ある同族会社があります。株主は社長一人。従業員は100人ほどで経営陣も社長以外に取締役が3人居て、業績は順調に伸びています。しかし社長が75歳で、こどもは娘が二人。どちらも嫁いで普通の専業主婦。彼女らは父の会社を継ぐ予定はない。会社の幹部も仕事は一生懸命やるが経営を継ぐ度量も気力もない。つまり、会社経営の承継者が事実上いないのです。いい加減、社長も引退したいし、持ち株も2人の娘が相続すると莫大な相続税になる上、納税資金もない。

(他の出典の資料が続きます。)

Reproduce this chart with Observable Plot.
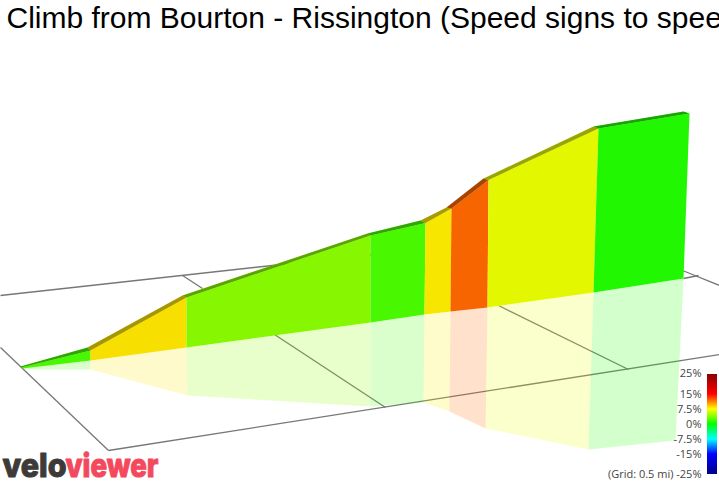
<!DOCTYPE html>
<html>
<head>
<meta charset="utf-8">
<script src="https://cdn.jsdelivr.net/npm/d3@7"></script>
<script src="https://cdn.jsdelivr.net/npm/@observablehq/plot@0.6"></script>
<style>
html,body{margin:0;padding:0;background:#fff;overflow:hidden}
svg{display:block}
</style>
</head>
<body>
<div id="chart"></div>
<script>
// Gradient (%) of each climb section
const sectionGrade = [2.2, 8.2, 4.1, 2.2, 8, 11.9, 6.9, 1];
// Section boundaries as they read on the picture's projected floor
const roadX = [20, 87, 182, 367, 420, 446, 483, 593, 683];
const roadY = [366, 347, 295, 233, 220, 207, 178, 126, 111];
const wallTopX = [21, 90, 186, 370, 425, 451, 488, 598, 689];
const wallTopY = [367, 350, 297, 235, 222.5, 208, 179.5, 128, 113];
const wallBaseX = [22, 90, 186, 370, 424, 450, 487, 593, 683];
const wallBaseY = [368, 360, 347, 322, 314, 311, 307, 292, 278];
const shadowX = [24, 90, 187, 370, 423, 449, 485, 588, 675];
const shadowY = [369, 369, 395, 406, 402, 411, 428, 449, 440];
// Floor grid segments
const gridX1 = [0, 108, 0, 182, 274, 498, 683, 682];
const gridY1 = [347, 450, 295, 275, 334, 305, 278, 270];
const gridX2 = [108, 719, 380, 202, 385, 628, 698, 719];
const gridY2 = [450, 354, 253, 288, 407, 369, 275, 285];
// Legend
const legendStops = [-25, -15, -7.5, 0, 7.5, 15, 25];
const legendColors = ["#00008b", "#0000ff", "#00ffff", "#00ff00", "#ffff00", "#ff0000", "#8b0000"];
const legendLabels = ["25%", "15%", "7.5%", "0%", "-7.5%", "-15%", "(Grid: 0.5 mi) -25%"];
const legendLabelValues = [25, 15, 7.5, 0, -7.5, -15, -25];
const titleText = "Climb from Bourton - Rissington (Speed signs to spee";

function quads(x1, y1, x2, y2) {
  return sectionGrade.flatMap((grade, i) => [
    {section: i, grade, x: x1[i], y: y1[i]},
    {section: i, grade, x: x1[i + 1], y: y1[i + 1]},
    {section: i, grade, x: x2[i + 1], y: y2[i + 1]},
    {section: i, grade, x: x2[i], y: y2[i]}
  ]);
}
const poly = {x: "x", y: "y", z: "section", fill: "grade", stroke: "none", curve: "linear"};
const shade = {x: "x", y: "y", z: "section", fill: "#000", stroke: "none"};
const grid = gridX1.map((x, i) => ({x1: x, y1: gridY1[i], x2: gridX2[i], y2: gridY2[i]}));
const legendY = (p) => 424 - 2 * p;
const ramp = d3.range(-25, 25, 0.5).map((p) => ({p: p + 0.25, y1: legendY(p), y2: legendY(p + 0.5)}));
const labels = legendLabels.map((text, i) => ({text, y: legendY(legendLabelValues[i]) - (i === 0 ? 1 : 0)}));
const logoFont = {y: () => 476, textAnchor: "start", lineAnchor: "bottom", fontFamily: "Inter", fontWeight: 800, fontSize: 32, strokeWidth: 1};

const plot = Plot.plot({
  width: 719, height: 481, margin: 0,
  style: {background: "#fff", overflow: "hidden"},
  x: {axis: null, domain: [0, 719]},
  y: {axis: null, domain: [481, 0]},
  color: {type: "linear", domain: legendStops, range: legendColors, interpolate: "rgb"},
  marks: [
    Plot.link(grid, {x1: "x1", y1: "y1", x2: "x2", y2: "y2", stroke: "#777", strokeWidth: 1.3}),
    Plot.line(quads(wallBaseX, wallBaseY, shadowX, shadowY), {...poly, fillOpacity: 0.2}),
    Plot.line(quads(wallTopX, wallTopY, wallBaseX, wallBaseY), poly),
    Plot.line(quads(wallTopX, wallTopY, wallBaseX, wallBaseY), {...shade, fillOpacity: 0.03}),
    Plot.line(quads(roadX, roadY, wallTopX, wallTopY), poly),
    Plot.line(quads(roadX, roadY, wallTopX, wallTopY), {...shade, fillOpacity: 0.35}),
    Plot.rect(ramp, {x1: () => 707, x2: () => 717, y1: "y1", y2: "y2", fill: "p"}),
    Plot.text(labels, {x: () => 701, y: "y", text: "text", textAnchor: "end", fontFamily: "Open Sans", fontSize: 11, fill: "#444"}),
    Plot.text([titleText], {x: () => 6, y: () => 27, textAnchor: "start", lineAnchor: "bottom", fontFamily: "Liberation Sans", fontSize: 30, fill: "#000"}),
    Plot.text(["velo"], {...logoFont, x: () => 2, fill: "#3d3a38", stroke: "#3d3a38"}),
    Plot.text(["viewer"], {...logoFont, x: () => 65, fill: "#f4485c", stroke: "#f4485c"})
  ]
});
document.getElementById("chart").append(plot);
// Fit the logo words to the widths they have in the reference
const logoWidths = {velo: 64, viewer: 93};
plot.querySelectorAll("text").forEach((t) => {
  const w = logoWidths[t.textContent];
  if (w) { t.setAttribute("textLength", w); t.setAttribute("lengthAdjust", "spacingAndGlyphs"); }
});
</script>
</body>
</html>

一方、世の中には余裕があって、「ヒト・モノ」が揃えばもっと発展する可能性がある会社もあります。そういう会社にとっては経営資源が揃っている会社そのものを手に入れられれば、手っ取り早く次の展開ができる。

 

こういう二つの会社がM&Aで手を結べば、双方にメリットがあるはずです。

<事業譲渡>
これは、主な経営資源だけ売却することです。この手法は、いってみればテナントビルのテナントだけを売却する様なイメージ。譲渡したい会社には売却代金だけが残り、最後はその会社自体を精算して株主であるオーナー社長に売却代金を支払って終わりとなる。しかし、会社そのものは結局、消滅してしまう。中にいる社員や設備も「違う会社」に移籍となる。譲渡の過程もとても面倒。

 

<株式譲渡>
これは、原則としてその会社の株式を100%譲渡して完全子会社になって活用してもらう方法です。こうすればその会社は株主が変わっただけなので、さしあたっては「見た目」は何も変わらない。旧オーナー社長は、かつて取得した例えば1千万円の株式が1億円で売却できて現金を手にできるのです。課税関係は旧オーナー社長の「株式の譲渡所得税20.21%」だけ。会社を清算しない限り現金化できなかった株式も1億円の現金に変わるのです。これで相続があっても納税資金は確保できるし、何よりも旧オーナー社長とその家族は老後のお金の心配をしなくて良い。これに会社として更なる資金が必要なら増資を絡めて財政基盤も盤石にできる。

いずれにしても、実際にM&Aを遂行するには金と時間がかかります。